Indonesia: Greenpeace calls for investigation into Sinarmas dealings

San Francisco Chronicle 20 Dec 17;

JAKARTA, Indonesia (AP) — The environmental group Greenpeace has called for an investigation into the relationship between paper giant Sinarmas and its wood suppliers after The Associated Press found substantial ties between them despite the Indonesian conglomerate's assertions the suppliers are independent.

Among the suppliers described as independent are plantation companies accused of responsibility for devastating fires in Indonesia in 2015 that the World Bank estimated caused losses of $16 billion and which a Harvard and Columbia study said hastened 100,000 deaths.

AP's investigation also found that a plantation company owned by two Sinarmas Forestry employees has been cutting down tropical forest in Borneo since 2014 and that Sinarmas is recruiting a new wood supplier that is in conflict with dozens of villages.

Sinarmas, in a 2013 agreement with Greenpeace, said it would stop cutting down tropical forests and end land conflicts with communities.

"We call for an immediate investigation, involving NGOs and independent experts," the head of Greenpeace's Indonesian forests campaign, Kiki Taufik, said in a statement Wednesday.

Greenpeace said the investigation should include a review of a previous audit of the relationship between Sinarmas and its suppliers.

It said if companies linked to Sinarmas have continued forest destruction since 2013, "then there really is no way back and its sustainability commitments will have been shown to be a facade."

AP outlined its findings to Sinarmas five days ago but the company has not responded despite twice specifying a time by which it would comment.

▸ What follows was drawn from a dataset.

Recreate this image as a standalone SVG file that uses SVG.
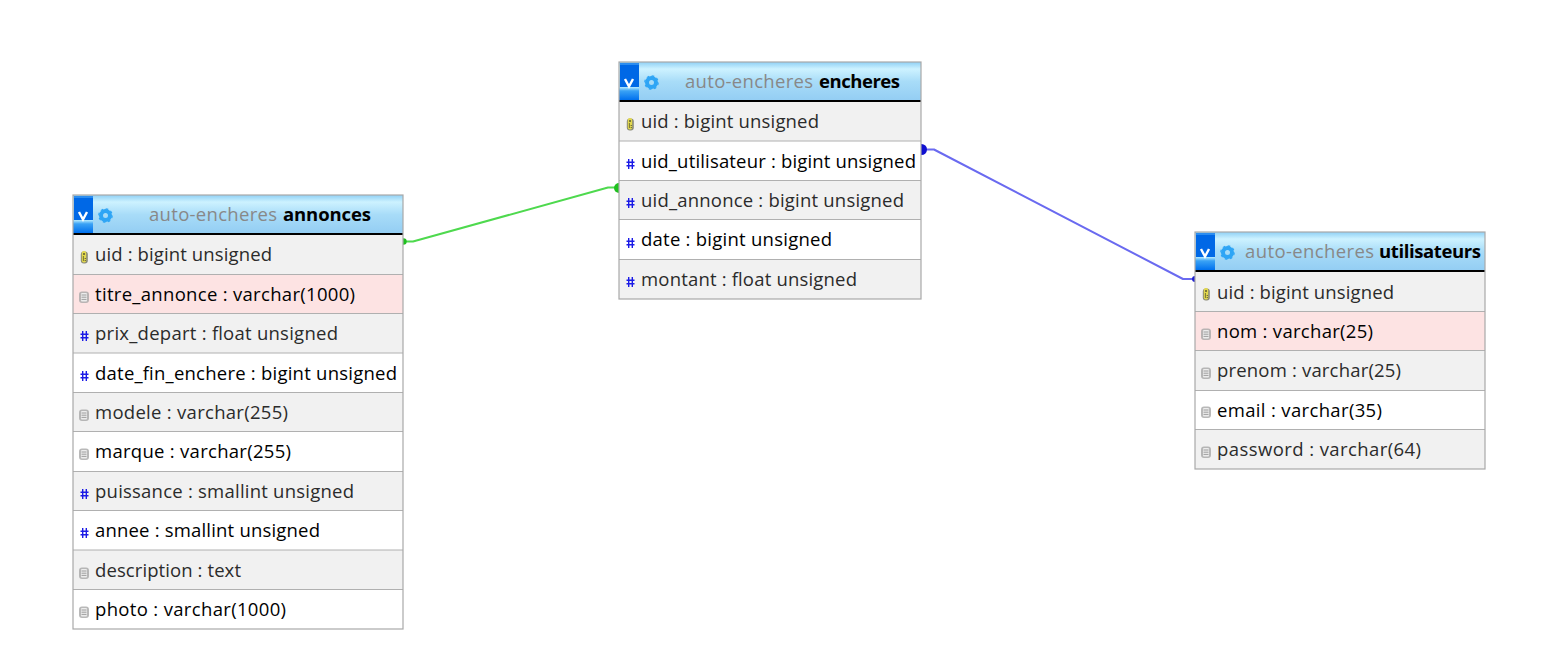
<svg xmlns="http://www.w3.org/2000/svg" width="1547" height="646" viewBox="0 0 1547 646">
<style>
text{font-family:"Open Sans","Noto Sans","Liberation Sans",sans-serif;font-size:18.5px}
.box{fill:none;stroke:#a9a9a9;stroke-width:1.2}
.o{fill:#f1f1f1}.e{fill:#fff}.p{fill:#fde3e3}
.sep{stroke:#b0b0b0;stroke-width:1}
.bar{stroke:#000;stroke-width:2}
.dk{fill:#2b2b2b}.bk{fill:#000}
.db{fill:#888}
.t{font-weight:700;fill:#000}
.hash{stroke:#1a1ae6;stroke-width:1.4;fill:none}
</style>
<defs>
<linearGradient id="hd" x1="0" y1="0" x2="0" y2="1"><stop offset="0" stop-color="#8fd0f5"/><stop offset=".18" stop-color="#cdf2ff"/><stop offset=".5" stop-color="#a8dcf8"/><stop offset="1" stop-color="#93cdf3"/></linearGradient>
<linearGradient id="v2" x1="0" y1="0" x2="0" y2="1"><stop offset="0" stop-color="#b8ecff"/><stop offset=".3" stop-color="#3aa2f5"/><stop offset="1" stop-color="#0070ee"/></linearGradient>
<g id="head">
<rect x="1" y="1" width="19" height="24" fill="#0068e6"/>
<rect x="1" y="1" width="19" height="2" fill="#2b8df0"/>
<rect x="0" y="25" width="20" height="13" fill="url(#v2)"/>
<path d="M6 17L10 24.500L14 17" fill="none" stroke="#fff" stroke-width="2.400"/>
<circle cx="32.500" cy="20.500" r="4.500" fill="none" stroke="#2ea5f5" stroke-width="4"/>
<circle cx="32.500" cy="20.500" r="6.700" fill="none" stroke="#2ea5f5" stroke-width="1.200" stroke-dasharray="2.600 2.660"/>
</g>
<g id="key"><rect x="-3.200" y="-5.500" width="7" height="12" rx="3" fill="#8a8a78"/><rect x="-2.200" y="-6" width="4.400" height="11.500" rx="2" fill="#e2d84e"/><circle cx="0" cy="-3" r="1" fill="#5a5a30"/><path d="M-.6 -1V4M.6 1.500H2M.6 3.500H2" stroke="#5a5a30" stroke-width=".8"/></g>
<g id="hash"><path class="hash" d="M-1.800 -5V5M1.800 -5V5M-4 -1.800H4M-4 1.800H4"/></g>
<g id="txt"><rect x="-5" y="-5.500" width="10" height="11.500" rx="3" fill="#a8a8a8" opacity=".8"/><rect x="-3" y="-4" width="6" height="8.500" rx="1" fill="#ececec"/><path d="M-2.500 -2H2.500M-2.500 .2H2.500M-2.500 2.400H2.500" stroke="#8a8a8a" stroke-width=".8"/></g>
</defs>

<g id="connectors" fill="none" stroke-linejoin="round">
<path d="M403 241.500H413L608 187.500H619" stroke="#4ed94e" stroke-width="2"/>
<circle cx="403.500" cy="241.500" r="3.200" fill="#1fc01f"/>
<circle cx="619" cy="188" r="5" fill="#1fc01f"/>
<path d="M921 149.500H934L1183 279H1195" stroke="#6a6af0" stroke-width="2"/>
<circle cx="921.500" cy="149.500" r="5.500" fill="#1010d0"/>
<circle cx="1195" cy="279" r="3" fill="#2020d0"/>
</g>

<g id="annonces">
<rect x="73" y="195" width="330" height="39" fill="url(#hd)"/>
<use href="#head" x="73" y="195"/>
<rect x="73" y="235" width="330" height="39.500" class="o"/>
<rect x="73" y="274.500" width="330" height="39" class="p"/>
<rect x="73" y="313.500" width="330" height="39.500" class="o"/>
<rect x="73" y="353" width="330" height="39.500" class="e"/>
<rect x="73" y="392.500" width="330" height="39" class="o"/>
<rect x="73" y="431.500" width="330" height="40" class="e"/>
<rect x="73" y="471.500" width="330" height="39" class="o"/>
<rect x="73" y="510.500" width="330" height="39.500" class="e"/>
<rect x="73" y="550" width="330" height="39.500" class="o"/>
<rect x="73" y="589.500" width="330" height="39.500" class="e"/>
<path class="sep" d="M73 274.500H403M73 313.500H403M73 353H403M73 392.500H403M73 431.500H403M73 471.500H403M73 510.500H403M73 550H403M73 589.500H403"/>
<path class="bar" d="M73 234H403"/>
<rect class="box" x="73" y="195" width="330" height="434"/>
<text x="149" y="221" class="db"><tspan textLength="128">auto-encheres</tspan> <tspan class="t" x="283" textLength="88">annonces</tspan></text>
<use href="#key" x="84" y="257"/><text x="95" y="261" textLength="177" class="dk">uid : bigint unsigned</text>
<use href="#txt" x="84" y="297"/><text x="95" y="301" textLength="260" class="bk">titre_annonce : varchar(1000)</text>
<use href="#hash" x="84.500" y="336"/><text x="95" y="340" textLength="243" class="dk">prix_depart : float unsigned</text>
<use href="#hash" x="84.500" y="376"/><text x="95" y="380" textLength="302" class="bk">date_fin_enchere : bigint unsigned</text>
<use href="#txt" x="84" y="415"/><text x="95" y="419" textLength="193" class="dk">modele : varchar(255)</text>
<use href="#txt" x="84" y="454"/><text x="95" y="458" textLength="196" class="bk">marque : varchar(255)</text>
<use href="#hash" x="84.500" y="494"/><text x="95" y="498" textLength="259" class="dk">puissance : smallint unsigned</text>
<use href="#hash" x="84.500" y="533"/><text x="95" y="537" textLength="225" class="bk">annee : smallint unsigned</text>
<use href="#txt" x="84" y="573"/><text x="95" y="577" textLength="146" class="dk">description : text</text>
<use href="#txt" x="84" y="612"/><text x="95" y="616" textLength="191" class="bk">photo : varchar(1000)</text>
</g>

<g id="encheres">
<rect x="619" y="62" width="302" height="39" fill="url(#hd)"/>
<use href="#head" x="619" y="62"/>
<rect x="619" y="102" width="302" height="39" class="o"/>
<rect x="619" y="141" width="302" height="39.500" class="e"/>
<rect x="619" y="180.500" width="302" height="39" class="o"/>
<rect x="619" y="219.500" width="302" height="40" class="e"/>
<rect x="619" y="259.500" width="302" height="39.500" class="o"/>
<path class="sep" d="M619 141H921M619 180.500H921M619 219.500H921M619 259.500H921"/>
<path class="bar" d="M619 101H921"/>
<rect class="box" x="619" y="62" width="302" height="237"/>
<text x="685" y="88" class="db"><tspan textLength="128">auto-encheres</tspan> <tspan class="t" x="819" textLength="81">encheres</tspan></text>
<use href="#key" x="630" y="124"/><text x="641" y="128" textLength="178" class="dk">uid : bigint unsigned</text>
<use href="#hash" x="630.500" y="164"/><text x="641" y="168" textLength="275" class="bk">uid_utilisateur : bigint unsigned</text>
<use href="#hash" x="630.500" y="203"/><text x="641" y="207" textLength="263" class="dk">uid_annonce : bigint unsigned</text>
<use href="#hash" x="630.500" y="243"/><text x="641" y="246" textLength="191" class="bk">date : bigint unsigned</text>
<use href="#hash" x="630.500" y="282"/><text x="641" y="286" textLength="216" class="dk">montant : float unsigned</text>
</g>

<g id="utilisateurs">
<rect x="1195" y="232" width="290" height="39" fill="url(#hd)"/>
<use href="#head" x="1195" y="232"/>
<rect x="1195" y="272" width="290" height="39.500" class="o"/>
<rect x="1195" y="311.500" width="290" height="39" class="p"/>
<rect x="1195" y="350.500" width="290" height="40" class="o"/>
<rect x="1195" y="390.500" width="290" height="39" class="e"/>
<rect x="1195" y="429.500" width="290" height="39.500" class="o"/>
<path class="sep" d="M1195 311.500H1485M1195 350.500H1485M1195 390.500H1485M1195 429.500H1485"/>
<path class="bar" d="M1195 271H1485"/>
<rect class="box" x="1195" y="232" width="290" height="237"/>
<text x="1245" y="258" class="db"><tspan textLength="129">auto-encheres</tspan> <tspan class="t" x="1379" textLength="102">utilisateurs</tspan></text>
<use href="#key" x="1206" y="294"/><text x="1217" y="299" textLength="177" class="dk">uid : bigint unsigned</text>
<use href="#txt" x="1206" y="334"/><text x="1217" y="338" textLength="156" class="bk">nom : varchar(25)</text>
<use href="#txt" x="1206" y="373"/><text x="1217" y="377" textLength="184" class="dk">prenom : varchar(25)</text>
<use href="#txt" x="1206" y="412"/><text x="1217" y="417" textLength="165" class="bk">email : varchar(35)</text>
<use href="#txt" x="1206" y="452"/><text x="1217" y="456" textLength="204" class="dk">password : varchar(64)</text>
</g>
</svg>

Indonesia is cutting down its rainforests faster than any other country, swelling the profits of a handful of paper and palm oil conglomerates while causing massive social and environmental problems. The rapid forest loss combined with its greenhouse gas emissions has made Indonesia the fourth biggest contributor to global warming after China, the U.S. and India.

Pulp giant APP rebuts Associated Press report
Firm denies covering up links with errant suppliers, reaffirms its sustainability claims
Audrey Tan Straits Times 23 Dec 17;

Asia Pulp and Paper (APP), one of the Indonesian companies blamed for the 2015 record-breaking haze in the region, has rubbished an Associated Press report implying it had covered up links to suppliers that practise deforestation or illegal slash-and-burn methods in a bid to void its sustainability claims.

In a statement yesterday, APP did not deny ownership or having links with most of the 27 suppliers the Associated Press report said it had - except one with the firm Muara Sungai Landak. But APP said its ownership structures did not weaken its sustainability commitments and that such partnerships would allow the firm to enforce them.

An APP spokesman said: "All our relationships with our suppliers are guided by our forest conservation policy and our zero-deforestation pledge." He added that there are safeguards to ensure compliance, and that contracts with rogue suppliers can be terminated.

APP, Indonesia's largest pulp and paper firm, was responding to an article published earlier this week by the Associated Press.

The article alleged that APP and its parent company, Sinar Mas, had control over 27 suppliers that it had earlier claimed were independent, citing over 1,000 pages of APP corporate records. APP had likely done so to distance itself from rogue suppliers, allowing it to minimise responsibility, the report added.

For example, in November 2015, two of APP's suppliers - Bumi Mekar Hijau and Sebangun Bumi Andalas Wood Industries - had their business licences suspended by the Indonesian government over accusations of illegal forest fires. But APP told the media then that the companies were independently owned, and that it had suspended contracts with the firms.

A check on APP's website yesterday showed that APP still sources for pulpwood from both firms.

The Associated Press report also said APP is linked to Muara Sungai Landak, a firm which has been cutting down forests on Borneo. This shows that APP is indirectly flouting its no-deforestation pledge.

In yesterday's statement, APP said Muara Sungai Landak was not its supplier and has no business relations with the pulp giant, although the Associated Press had found that the plantation firm is owned by two employees at Sinar Mas Forestry.

The Straits Times also yesterday found on APP's website a map showing hot spots from the period between Dec 6 and 13 last year which clearly lists Muara Sungai Landak as one of APP's partner concessions in West Kalimantan.

Ms Zhang Wen, executive director of Singapore-based volunteer group People's Movement to Stop Haze (PM.Haze), said if APP was found to have secret ties with suppliers which violate Indonesian law or their own sustainability standards, it weakened the firm's overall commitment. "APP has the responsibility and the ability to improve transparency and ensure their suppliers comply to high standards."

On Thursday, the Associated Press published another report alleging that one of APP's potential suppliers, Bangun Rimba Sejahtera, planned to convert community land to plantations despite resistance from villagers.

If APP does end up sourcing for wood from this company, it would renege on its promise of obtaining free, prior and informed consent, said the report.

Responding on this point, APP said yesterday it is still engaging with the supplier and would not approve sourcing from it without the consent of local communities.